The answers are mostly boring… the same as any nonprofit: funding, space, time, staffing support, atrophy in society… COVID…
A major challenge is caused by our longevity. If you last long enough, you inevitably encounter one problem-challenge or another. A good example is the lease-term existence (operating in facilities that are leased rather than owned). Even with an unprecedented and generously arranged long-term lease, we are now faced with having contributed to the successful turnaround of our neighborhood—and face the threats that come with that financial reality. I suspect that in most cases a vibrant small nonprofit can cause far more ‘positive growth’ in a community than it gets back in reciprocal support. Therefore it is unsustainable as an institution, even if the community deserves and needs such a valuable resource in its midst. At the same time, funders often focus on ‘impact’ (using art as a blunt instrument and a means to an end), or a point-A to point-B short-term solution to some perceived need—all too often at some expense to the arts and artists if not society at large. They forget about point-C, and what happens to the impactor once they’ve successfully made the impact and now are buffeted by the reverberation. Usually there is no support allowance for picking up those pieces. We’re left to do it ourselves. But we believe that art should be valued as so much more than fertilizer.
Bias. As a small artist-founded and artist-run nonprofit organization we do what we do at great personal sacrifice, significant efforts to give back so much more than is given, and to make the whole a valuable part of the larger arts ecosystem—one that benefits even the artists who don’t have work selected for exhibition or who don’t participate directly. Yet some artists apply a bias to Manifest (and our fellow organizations), assuming we are the same as the disreputable venues or programs they may have had bad experiences with out in the world—including those which are not nonprofit, governed by a board, run by artists, etc. It saddens me to see such closed mindedness in fellow artists, as few as they may be. It reveals a pattern of thought that probably pervades other aspects of life, decision making, and their careers, and is harmful on both a small and large scale. Part of this is life as it is. Part of it is our challenge to do the work and cut through the misunderstanding by doing a better job communicating our values, rationale, and mission. It’s an ever changing landscape we continue to move through.
Do you have plans for Manifest Gallery and Drawing Center beyond what it is today?
The real question is does it have plans for me!

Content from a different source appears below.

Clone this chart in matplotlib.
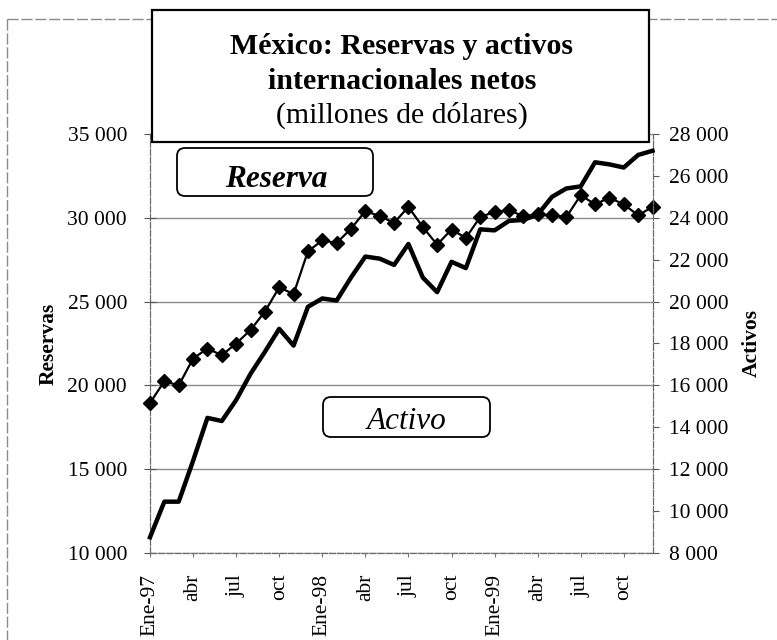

But yes, Manifest is always becoming.
We, staff and board of directors, are routinely in dialog about thinking ahead five or ten years. Our goal is to cement Manifest’s legacy as a valued and important Cincinnati-based visual arts nonprofit institution and secure it in a permanent home that will continue to bring the vibrancy of learning, experiencing, practicing, and sharing visual art from near and far, magnified tenfold over what we’re able to do now in what must be considered our two one-mile apart ‘temporary’ facilities.
So, survival and progress. That’s the plan.